Фото: Олег Харсеев / Коммерсантъ
Фото: Олег Харсеев / Коммерсантъ

Типографии разгрузятся

Тем временем на книжном рынке всё плачевно. В апреле отменили ежегодную литературную премию «Нацбест», что стало огорчением для авторов. Один из организаторов отбора номинантов и церемонии вручения «Нацбеста» предприниматель Антон Треушников в интервью газете «Коммерсант» заявил: «Цены на материалы выросли, качественной бумаги, можно сказать, нет, издаваться будем на том, что будет… Энтузиастов, которые будут вкладываться в издание книг, в ближайшее время станет меньше. Типографии разгрузятся. Не стоит сбрасывать со счетов электронные книги – в каком-то виде они останутся».
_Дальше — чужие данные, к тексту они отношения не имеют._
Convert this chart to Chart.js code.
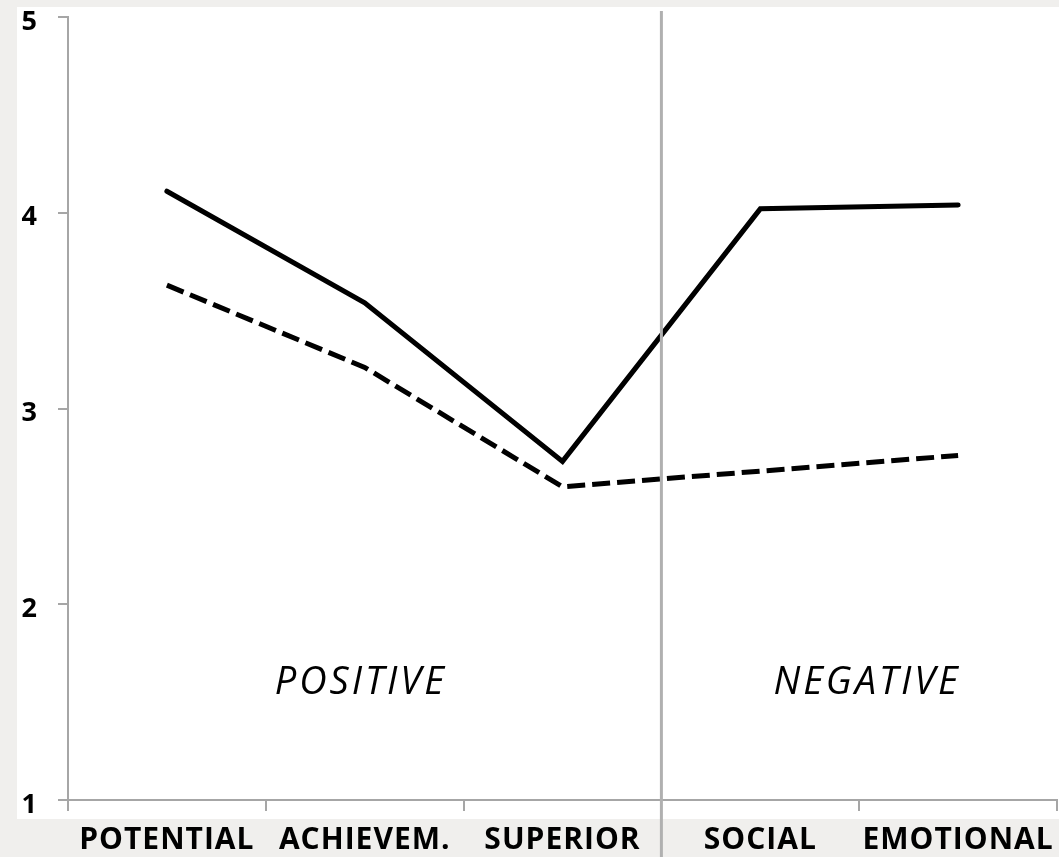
<!DOCTYPE html>
<html>
<head>
<meta charset="utf-8">
<script src="https://cdn.jsdelivr.net/npm/chart.js@4/dist/chart.umd.min.js"></script>
<style>
  body { margin: 0; background: #f0efed; }
  canvas { display: block; }
</style>
</head>
<body>
<canvas id="myChart" width="1059" height="857"></canvas>
<script>
const categories = ['POTENTIAL', 'ACHIEVEM.', 'SUPERIOR', 'SOCIAL', 'EMOTIONAL'];
const solidSeries = [4.11, 3.54, 2.73, 4.02, 4.04];
const dashedSeries = [3.63, 3.21, 2.60, 2.68, 2.76];
const yTicks = [1, 2, 3, 4, 5];
const groupLabels = ['POSITIVE', 'NEGATIVE'];
const groupPos = [0.98, 3.54];   // category index of each group label
const groupY = 1.54;
const splitAt = 2.5;             // between SUPERIOR and SOCIAL

const backdrop = {
    id: 'backdrop',
    beforeDraw: (chart) => {
        const ctx = chart.ctx;
        ctx.save();
        ctx.fillStyle = '#f0efed';
        ctx.fillRect(0, 0, chart.width, chart.height);
        ctx.fillStyle = '#ffffff';
        ctx.fillRect(17, 7, chart.width - 17, 812);
        ctx.restore();
        ctx.letterSpacing = '1px';
    },
    afterDatasetsDraw: (chart) => {
        const ctx = chart.ctx;
        const x = chart.scales.x.getPixelForValue(splitAt);
        ctx.save();
        ctx.strokeStyle = '#b0b0b0';
        ctx.lineWidth = 3;
        ctx.beginPath();
        ctx.moveTo(x, 11);
        ctx.lineTo(x, chart.height);
        ctx.stroke();

        ctx.fillStyle = '#000';
        ctx.font = 'italic 38px "Open Sans"';
        ctx.letterSpacing = '3px';
        ctx.textAlign = 'center';
        ctx.textBaseline = 'alphabetic';
        groupLabels.forEach((label, i) => {
            ctx.fillText(label, chart.scales.x.getPixelForValue(groupPos[i]), chart.scales.y.getPixelForValue(groupY));
        });
        ctx.restore();
    }
};

let context = document.getElementById('myChart');
let chart = new Chart(context, {
    type: 'line',
    data: {
        labels: categories,
        datasets: [
            {
                label: 'Solid',
                data: solidSeries,
                borderColor: '#000',
                borderWidth: 5,
                borderCapStyle: 'round',
                fill: false,
                tension: 0,
                pointRadius: 0
            },
            {
                label: 'Dashed',
                data: dashedSeries,
                borderColor: '#000',
                borderWidth: 5,
                borderDash: [18, 7],
                borderCapStyle: 'butt',
                fill: false,
                tension: 0,
                pointRadius: 0
            }
        ]
    },
    options: {
        responsive: false,
        animation: false,
        layout: { padding: { top: 17, right: 2, left: 0, bottom: 0 } },
        plugins: {
            legend: { display: false },
            tooltip: { enabled: false }
        },
        scales: {
            x: {
                offset: true,
                grid: { offset: true, drawOnChartArea: false, color: '#a6a6a6', lineWidth: 2, tickLength: 11 },
                border: { color: '#a6a6a6', width: 2 },
                ticks: {
                    color: '#000',
                    padding: 11,
                    maxRotation: 0,
                    autoSkip: false,
                    font: { family: 'Open Sans', size: 30, weight: 'bold' }
                },
                afterFit: (scale) => {
                    scale.height = 57;
                    scale.paddingLeft = 0;
                    scale.paddingRight = 0;
                }
            },
            y: {
                min: 1,
                max: 5,
                afterBuildTicks: (scale) => {
                    scale.ticks = yTicks.map(v => ({ value: v }));
                },
                grid: { drawOnChartArea: false, color: '#a6a6a6', lineWidth: 2, tickLength: 10 },
                border: { color: '#a6a6a6', width: 2 },
                ticks: {
                    color: '#000',
                    padding: 20,
                    labelOffset: 5,
                    font: { family: 'Open Sans', size: 27, weight: 'bold' }
                },
                afterFit: (scale) => {
                    scale.width = 68;
                    scale.paddingTop = 0;
                    scale.paddingBottom = 0;
                }
            }
        }
    },
    plugins: [backdrop]
});
</script>
</body>
</html>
«Треть всех книг в России печатается на мелованной бумаге. 85 % этой бумаги – импортная. Из этого импорта 71 % приходится на Европу. Пятым пакетом санкций экспорт в Россию всей этой бумаги запрещён. То есть пятой части бумаги нет. А также мелованного картона, большой части офсетной бумаги и много чего ещё. «Ну, будем печатать на бумаге похуже», – сказали издатели. Но чем? Импорт полиграфической краски из Европы тоже закрыт», – пишет директор Ассоциации интернет-издателей Владимир Харитонов на сайте «Горький».

Так что читать хорошо, особенно когда есть силы, деньги и сами книги.